It was a “lucky” lottery, the men assembled were told.
Flanked by recent soldier recruits, the local administrator told them that eight “lucky” men from each of the town’s wards would be chosen to join a pro-junta militia group that had terrorized villages across the country following the 2021 coup.
Those who weren’t selected would be required to contribute money to support the so-called Pyu Saw Htee (PU-SAW-TEE) bands fighting the People’s Defense Force, or PDF, or other rebel groups opposed to the military rulers.
“They forced us to join the Pyu Saw Htee militia,” a resident of Kyun Hla, in Kanbalu township in the northern Sagaing region, told Radio Free Asia, insisting on not being identified for security concerns.
“They said that any of us who would like to join are welcomed but if no one wanted to join them, they would hold a lucky draw and those who won would have to join their training, while those who did not would have to pay,” he said.
Similar meetings were held in the town’s eight other wards, residents said.
When asked about the meeting, nearly all of the residents RFA spoke with said that they were being forcibly recruited and wanted nothing to do with the Pyu Saw Htee – a militia group formed by the junta in 2022 under the pretext of maintaining peace and stability in rural areas.
In reality, the bands have been responsible for some of the junta’s worst atrocities in its scorched earth offensive against the PDF and armed ethnic groups.
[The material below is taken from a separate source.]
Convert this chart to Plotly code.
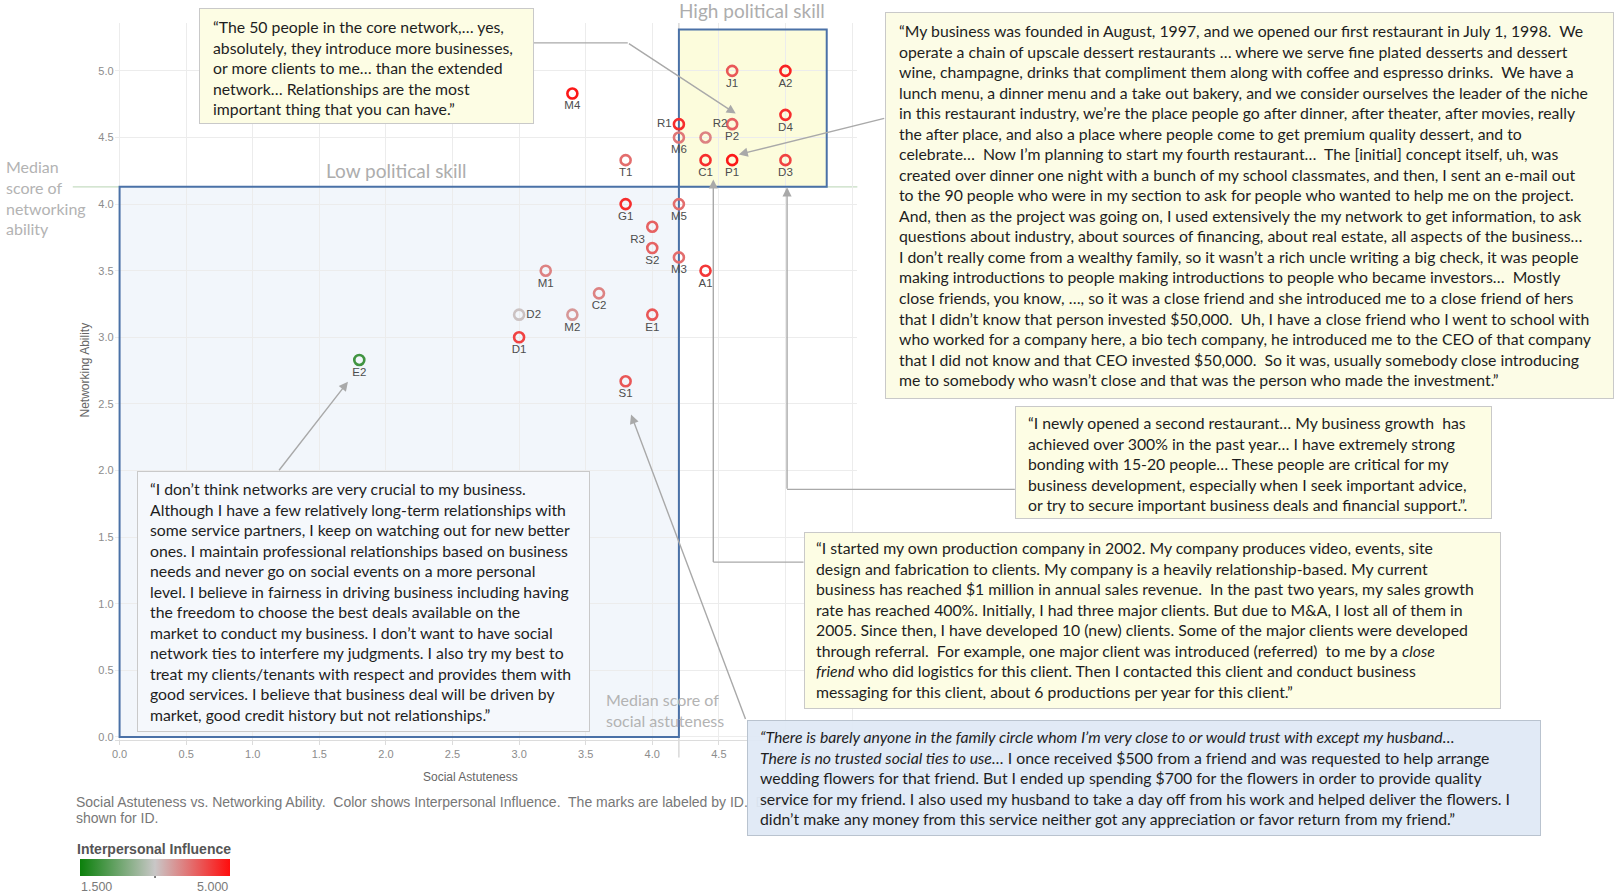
import plotly.graph_objects as go

W, H = 1616, 895

# ---------------- data ----------------
ids = ['J1', 'A2', 'M4', 'R1', 'P2', 'M6', 'R2', 'D4', 'T1', 'C1', 'P1', 'D3', 'G1',
       'M5', 'R3', 'S2', 'M3', 'A1', 'M1', 'C2', 'D2', 'M2', 'E1', 'D1', 'E2', 'S1']
social_astuteness = [4.6, 5.0, 3.4, 4.2, 4.6, 4.2, 4.4, 5.0, 3.8, 4.4, 4.6, 5.0, 3.8,
                     4.2, 4.0, 4.0, 4.2, 4.4, 3.2, 3.6, 3.0, 3.4, 4.0, 3.0, 1.8, 3.8]
networking_ability = [5.0, 5.0, 4.83, 4.6, 4.6, 4.5, 4.5, 4.67, 4.33, 4.33, 4.33, 4.33, 4.0,
                      4.0, 3.83, 3.67, 3.6, 3.5, 3.5, 3.33, 3.17, 3.17, 3.17, 3.0, 2.83, 2.67]
interpersonal_influence = [4.3, 4.8, 4.9, 4.7, 4.2, 4.0, 3.9, 4.7, 4.1, 4.7, 4.9, 4.5, 4.7,
                           4.1, 4.2, 4.2, 4.1, 4.6, 3.9, 3.9, 3.3, 3.7, 4.3, 4.5, 2.0, 4.3]
label_positions = ['bottom center'] * len(ids)
label_positions[ids.index('R1')] = 'middle left'
label_positions[ids.index('R2')] = 'top right'
label_positions[ids.index('D2')] = 'middle right'
label_positions[ids.index('R3')] = 'bottom left'

influence_min, influence_max = 1.5, 5.0
influence_tick_labels = ['1.500', '5.000']
median_social = 4.2
median_network = 4.13
region_max = 5.31

quote_core = [
    "“The 50 people in the core network,… yes,",
    "absolutely, they introduce more businesses,",
    "or more clients to me… than the extended",
    "network… Relationships are the most",
    "important thing that you can have.”",
]
quote_dessert = [
    "“My business was founded in August, 1997, and we opened our first restaurant in July 1, 1998.\u00a0 We",
    "operate a chain of upscale dessert restaurants … where we serve fine plated desserts and dessert",
    "wine, champagne, drinks that compliment them along with coffee and espresso drinks.\u00a0 We have a",
    "lunch menu, a dinner menu and a take out bakery, and we consider ourselves the leader of the niche",
    "in this restaurant industry, we’re the place people go after dinner, after theater, after movies, really",
    "the after place, and also a place where people come to get premium quality dessert, and to",
    "celebrate…\u00a0 Now I’m planning to start my fourth restaurant…\u00a0 The [initial] concept itself, uh, was",
    "created over dinner one night with a bunch of my school classmates, and then, I sent an e-mail out",
    "to the 90 people who were in my section to ask for people who wanted to help me on the project.",
    "And, then as the project was going on, I used extensively the my network to get information, to ask",
    "questions about industry, about sources of financing, about real estate, all aspects of the business…",
    "I don’t really come from a wealthy family, so it wasn’t a rich uncle writing a big check, it was people",
    "making introductions to people making introductions to people who became investors…\u00a0 Mostly",
    "close friends, you know, …, so it was a close friend and she introduced me to a close friend of hers",
    "that I didn’t know that person invested $50,000.\u00a0 Uh, I have a close friend who I went to school with",
    "who worked for a company here, a bio tech company, he introduced me to the CEO of that company",
    "that I did not know and that CEO invested $50,000.\u00a0 So it was, usually somebody close introducing",
    "me to somebody who wasn’t close and that was the person who made the investment.”",
]
quote_restaurant = [
    "“I newly opened a second restaurant… My business growth\u00a0 has",
    "achieved over 300% in the past year… I have extremely strong",
    "bonding with 15-20 people… These people are critical for my",
    "business development, especially when I seek important advice,",
    "or try to secure important business deals and financial support.”.",
]
quote_production = [
    "“I started my own production company in 2002. My company produces video, events, site",
    "design and fabrication to clients. My company is a heavily relationship-based. My current",
    "business has reached $1 million in annual sales revenue.\u00a0 In the past two years, my sales growth",
    "rate has reached 400%. Initially, I had three major clients. But due to M&amp;A, I lost all of them in",
    "2005. Since then, I have developed 10 (new) clients. Some of the major clients were developed",
    "through referral.\u00a0 For example, one major client was introduced (referred)\u00a0 to me by a <i>close</i>",
    "<i>friend</i> who did logistics for this client. Then I contacted this client and conduct business",
    "messaging for this client, about 6 productions per year for this client.”",
]
quote_family = [
    "<i>“There is barely anyone in the family circle whom I’m very close to or would trust with except my husband…</i>",
    "<i>There is no trusted social ties to use…</i> I once received $500 from a friend and was requested to help arrange",
    "wedding flowers for that friend. But I ended up spending $700 for the flowers in order to provide quality",
    "service for my friend. I also used my husband to take a day off from his work and helped deliver the flowers. I",
    "didn’t make any money from this service neither got any appreciation or favor return from my friend.”",
]
quote_market = [
    "“I don’t think networks are very crucial to my business.",
    "Although I have a few relatively long-term relationships with",
    "some service partners, I keep on watching out for new better",
    "ones. I maintain professional relationships based on business",
    "needs and never go on social events on a more personal",
    "level. I believe in fairness in driving business including having",
    "the freedom to choose the best deals available on the",
    "market to conduct my business. I don’t want to have social",
    "network ties to interfere my judgments. I also try my best to",
    "treat my clients/tenants with respect and provides them with",
    "good services. I believe that business deal will be driven by",
    "market, good credit history but not relationships.”",
]
caption_lines = [
    "Social Astuteness vs. Networking Ability.\u00a0 Color shows Interpersonal Influence.\u00a0 "
    "The marks are labeled by ID.\u00a0 Details are",
    "shown for ID.",
]


def px(x):
    return x / W


def py(y):
    return 1 - y / H


ARIAL = "Liberation Sans, Arial, sans-serif"
BOXFONT = "Lato, Carlito, Calibri, sans-serif"
colorscale = [[0.0, '#0b800b'], [0.5, '#c9c7c7'], [1.0, '#ff0d0d']]

fig = go.Figure()
fig.add_trace(go.Scatter(
    x=social_astuteness, y=networking_ability, mode='markers+text',
    text=ids, textposition=label_positions,
    textfont=dict(family=ARIAL, size=11.5, color='#4d4d4d'),
    marker=dict(symbol='circle-open', size=10, color=interpersonal_influence,
                colorscale=colorscale, cmin=influence_min, cmax=influence_max,
                line=dict(width=2.6),
                colorbar=dict(orientation='h', x=px(77), xanchor='left', y=py(862), yanchor='top',
                              len=150, lenmode='pixels', thickness=17, thicknessmode='pixels',
                              xpad=0, ypad=0, outlinewidth=0, showticklabels=False, ticks='')),
    hoverinfo='skip', cliponaxis=False, showlegend=False,
))

shapes = []
# region fills (below grid)
shapes.append(dict(type='rect', xref='x', yref='y', x0=0, x1=median_social, y0=0, y1=median_network,
                   fillcolor='#f2f6fb', line=dict(width=0), layer='below'))
shapes.append(dict(type='rect', xref='x', yref='y', x0=median_social, x1=region_max, y0=median_network,
                   y1=region_max, fillcolor='#fcfcdc', line=dict(width=0), layer='below'))
# median lines
shapes.append(dict(type='line', xref='paper', yref='y', x0=px(70), x1=px(857), y0=median_network,
                   y1=median_network, line=dict(color='#c6dcc2', width=1.2), layer='between'))
shapes.append(dict(type='line', xref='x', yref='paper', x0=median_social, x1=median_social, y0=py(760),
                   y1=py(23), line=dict(color='#cfcfcf', width=1.2), layer='between'))
# region borders
for (a, b, c, d) in [(0, median_social, 0, median_network),
                     (median_social, region_max, median_network, region_max)]:
    shapes.append(dict(type='rect', xref='x', yref='y', x0=a, x1=b, y0=c, y1=d,
                       fillcolor='rgba(0,0,0,0)', line=dict(color='#4a71a7', width=2), layer='between'))


def seg_path(points):
    return 'M ' + ' L '.join(f'{px(x):.5f},{py(y):.5f}' for x, y in points)


ARROW = '#a9a9a9'
for pts in [[(532, 43), (626.7, 43)], [(1015, 491), (786.5, 491)], [(803, 564), (712.5, 564)]]:
    shapes.append(dict(type='path', xref='paper', yref='paper', path=seg_path(pts),
                       line=dict(color=ARROW, width=1.4)))
# legend middle tick
shapes.append(dict(type='line', xref='paper', yref='paper', x0=px(152.5), x1=px(152.5), y0=py(876),
                   y1=py(881), line=dict(color='#555555', width=1.5)))

annotations = []


def arrow(tail, tip):
    annotations.append(dict(xref='paper', yref='paper', x=px(tip[0]), y=py(tip[1]), text='',
                            showarrow=True, ax=tail[0] - tip[0], ay=tail[1] - tip[1],
                            arrowhead=2, arrowsize=1.3, arrowwidth=1.4, arrowcolor=ARROW,
                            standoff=0, startstandoff=0))


arrow((626.7, 43), (735, 114))
arrow((885, 118.5), (738, 155))
arrow((786.5, 491), (786.5, 188))
arrow((712.5, 564), (712.5, 180))
arrow((745, 722), (630, 416))
arrow((276, 473), (346, 383))


def text(x, y, s, size, color, family=BOXFONT, xanchor='left', yanchor='middle', align='left', **kw):
    d = dict(xref='paper', yref='paper', x=px(x), y=py(y), text=s, showarrow=False,
             xanchor=xanchor, yanchor=yanchor, align=align,
             font=dict(family=family, size=size, color=color))
    d.update(kw)
    annotations.append(d)


# region labels
text(394.7, 171, 'Low political skill', 19, '#adadad', xanchor='center')
text(751.5, 10.5, 'High political skill', 19, '#adadad', xanchor='center')
text(2, 157, 'Median<br>score of<br>networking<br>ability', 16, '#b3b3b3', yanchor='top', borderpad=0)
text(604, 691, 'Median score of<br>social astuteness', 16, '#b3b3b3', yanchor='top', borderpad=0)

# axis titles
text(469, 780, 'Social Astuteness', 12, '#666666', family=ARIAL, xanchor='center')
text(82, 371, 'Networking Ability', 12, '#666666', family=ARIAL, xanchor='center', textangle=-90)

# caption (partly covered by the blue quote box)
text(71, 805, caption_lines[0], 14, '#777777', family=ARIAL)
text(71, 820.5, caption_lines[1], 14, '#777777', family=ARIAL)

# legend texts
text(72, 852, '<b>Interpersonal Influence</b>', 14, '#555555', family=ARIAL)
text(76, 890, influence_tick_labels[0], 12.5, '#7a7a7a', family=ARIAL)
text(228, 890, influence_tick_labels[1], 12.5, '#7a7a7a', family=ARIAL, xanchor='right')


def box(x0, y0, x1, y1, lines, text_left, first_line_y, bg, border='#c9c9c9', size=15.8):
    annotations.append(dict(xref='paper', yref='paper', x=px(x0), y=py(y0), xanchor='left', yanchor='top',
                            text=' ', showarrow=False, width=x1 - x0 - 2, height=y1 - y0 - 2,
                            bgcolor=bg, bordercolor=border, borderwidth=1, borderpad=0))
    annotations.append(dict(xref='paper', yref='paper', x=px(text_left), y=py(first_line_y - 10.5),
                            xanchor='left', yanchor='top', text='<br>'.join(lines), showarrow=False,
                            align='left', borderpad=0,
                            font=dict(family=BOXFONT, size=size, color='#1e1e1e')))


box(197, 8, 532, 124, quote_core, 210, 26.8, '#fdfde4')
box(885, 12, 1614, 399, quote_dessert, 897.5, 30.9, '#fcfce6')
box(1015, 407, 1492, 520, quote_restaurant, 1027.5, 423.6, '#fdfde4')
box(803, 534, 1500, 711, quote_production, 815, 549.3, '#fdfde4')
box(746, 722, 1540, 838, quote_family, 758.5, 739, 'rgba(223,233,245,0.94)', border='#b9c3cf')
box(134, 473, 587, 734, quote_market, 146.3, 490.6, '#f5f8fc')

fig.update_layout(
    width=W, height=H, margin=dict(l=0, r=0, t=0, b=0),
    paper_bgcolor='white', plot_bgcolor='rgba(0,0,0,0)',
    shapes=shapes, annotations=annotations, showlegend=False,
    xaxis=dict(domain=[px(112), px(857)], range=[-0.037, 5.54], tick0=0, dtick=0.5, tickformat='.1f',
               showgrid=True, gridcolor='#ececec', gridwidth=1, zeroline=False,
               showline=True, linecolor='#dcdcdc', ticks='outside', ticklen=4, tickcolor='#dcdcdc',
               tickfont=dict(family=ARIAL, size=11, color='#8c8c8c')),
    yaxis=dict(domain=[py(742), py(23)], range=[-0.019, 5.36], tick0=0, dtick=0.5, tickformat='.1f',
               showgrid=True, gridcolor='#ececec', gridwidth=1, zeroline=False, showline=False,
               ticks='', tickfont=dict(family=ARIAL, size=11, color='#8c8c8c')),
)

fig.write_html("out.html", config={'displayModeBar': False},
               post_script="document.body.style.margin='0px';document.body.style.overflow='hidden';")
The proxy groups regularly torch villages, loot property, and torture and kill residents, allowing the military to claim that its regular troops do not target civilians.
Surrounding villages targeted
Another resident of Kyun Hla told RFA that junta administrators of the nearby villages of Shan Su and Tat Kone also announced that they would be entered into a lottery if they did not join Pyu Saw Htee training of their own accord. At least 10 villages in the area reported forced recruitment.
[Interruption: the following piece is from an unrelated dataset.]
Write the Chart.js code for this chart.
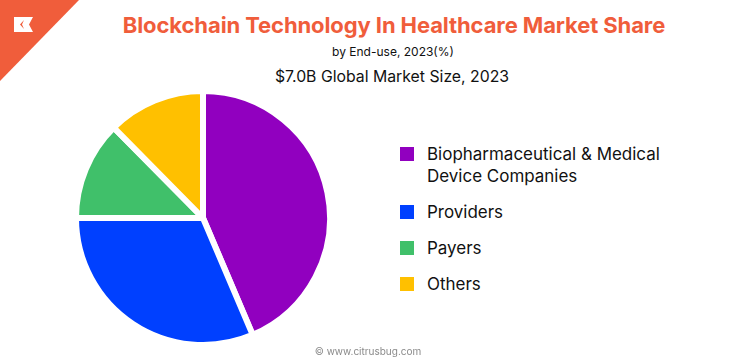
<!DOCTYPE html>
<html>
<head>
<meta charset="utf-8">
<script src="https://cdn.jsdelivr.net/npm/chart.js@4.4.0/dist/chart.umd.min.js"></script>
<style>
    html, body { margin: 0; padding: 0; background: #fff; }
    body { width: 736px; height: 364px; position: relative; overflow: hidden; font-family: "Inter", "DejaVu Sans", sans-serif; color: #111; }
    #corner { position: absolute; left: 0; top: 0; }
    #titulo { position: absolute; left: 0; width: 788px; top: 12px; text-align: center; font-size: 22px; font-weight: 700; color: #f05d3b; letter-spacing: -0.1px; }
    #sub1 { position: absolute; left: 0; width: 786px; top: 44px; text-align: center; font-size: 12px; }
    #sub2 { position: absolute; left: 0; width: 784px; top: 67px; text-align: center; font-size: 15.8px; }
    #pieWrap { position: absolute; left: 73px; top: 88px; width: 260px; height: 260px; }
    #leyenda { position: absolute; left: 400px; top: 143px; }
    .item { position: relative; padding-left: 27px; font-size: 16px; line-height: 22px; margin-bottom: 14px; white-space: nowrap; }
    .item span.caja { position: absolute; left: 0; top: 4px; width: 14px; height: 14px; }
    #pie { position: absolute; left: 0; width: 736px; top: 345px; text-align: center; font-size: 10px; color: #8a8a8a; }
</style>
</head>
<body>
<svg id="corner" width="80" height="82">
    <polygon points="0,0 79,0 0,81" fill="#f05d3b"/>
    <path d="M14,17 L33,17 L29,24.5 L33,32 L14,32 Z" fill="#fff"/>
    <path d="M24,20 L20,24.5 L24,29 L22,24.5 Z" fill="#f05d3b"/>
</svg>
<div id="titulo">Blockchain Technology In Healthcare Market Share</div>
<div id="sub1">by End-use, 2023(%)</div>
<div id="sub2">$7.0B Global Market Size, 2023</div>
<div id="pieWrap"><canvas id="grafico" width="260" height="260"></canvas></div>
<div id="leyenda"></div>
<div id="pie">© www.citrusbug.com</div>

<script>
const categorias = [
    ['Biopharmaceutical & Medical', 'Device Companies'],
    ['Providers'],
    ['Payers'],
    ['Others']
];
const valores = [43.6, 31.4, 12.6, 12.4];
const colores = ['#9100bf', '#0040ff', '#40c06a', '#ffc000'];

// Tamaño de letra de la leyenda: la primera línea mide unos 233px
const medidor = document.createElement('canvas').getContext('2d');
medidor.font = '16px Inter';
const anchoBase = medidor.measureText(categorias[0][0]).width;
const tamLetra = Math.min(17, Math.max(14, 16 * 233 / anchoBase));

// Leyenda en HTML
const leyenda = document.getElementById('leyenda');
categorias.forEach((cat, i) => {
    const item = document.createElement('div');
    item.className = 'item';
    item.style.fontSize = tamLetra + 'px';
    item.innerHTML = `<span class="caja" style="background:${colores[i]}"></span>${cat.join('<br>')}`;
    leyenda.appendChild(item);
});

const ctx = document.getElementById('grafico').getContext('2d');
new Chart(ctx, {
    type: 'pie',
    data: {
        labels: categorias.map(c => c.join(' ')),
        datasets: [{
            data: valores,
            backgroundColor: colores,
            borderColor: '#ffffff',
            borderWidth: 6
        }]
    },
    options: {
        responsive: false,
        animation: false,
        layout: { padding: 0 },
        plugins: {
            legend: { display: false },
            tooltip: { enabled: false }
        }
    }
});
</script>
</body>
</html>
“The ones who win the lucky draw will have to join the Pyu Saw Htee training without fail,” the resident said. “They are forcing them to do it against their will. Residents in Kyun Hla and its surrounding villages are living in fear as they are under the control of the military junta and they have no choice.”
The same resident said that Pyu Saw Htee training started in Kyun Hla at the end of 2021. He said those who do not want to join are “forced by the junta authorities to substitute someone for them or pay a fine.”
Some residents have even fled their villages in fear.
Training increasingly brief
One of the heads of the District 5 Kyun Hla People’s Defense Force told RFA that while Pyu Saw Htee training courses lasted for at least a week in the past, they have become increasingly brief.
Trainees are now taught a general overview in just one day, he said.
“They taught several basics [in the past], but their recent training is not like that anymore,” the PDF leader said.
“I’m not sure if the reason is that they are scared they might be raided by resistance forces while providing training, but they now teach how to assemble and disassemble weapons in a day and give the trainees carbine rifles and shotguns.”
He said that local defense groups are only focused on fighting against the military and have no interest in attacking fellow villagers.
Security training on offer
Junta Social Affairs Minister Aye Hlaing, who is also the regime’s spokesman for Sagaing region, told RFA that authorities do not recruit residents for military training, but are willing to provide it for their own safety if they request help.
“We do not draft them or recruit them for training – we never dictate how many people must join. But if they want the training in their village or ward, we make it happen for them,” he said.
“Security forces – such as police and military forces – provide the training. Not just in Kyun Hla and Kanbalu, but in many places, residents are working to defend their own areas.”
However, the junta’s head of public administration in Kyun Hla confirmed that military training was “mandatory” for residents of villages within a eight-kilometer (five-mile) radius of the town.
“We can only give military training to residents of villages in a five-mile radius of the town by holding lucky draws to make them join,” he said. “If we look at all the remaining areas [of the township], we can say that four out of five are under our control. I see no way for the resistance groups to succeed.”
According to Thailand’s Assistance Association for Political Prisoners (Burma), authorities in Myanmar have killed at least 3,317 civilians and arrested more than 20,000 others since the military seized power in a Feb. 1, 2021 coup d’etat – mostly during peaceful anti-junta demonstrations.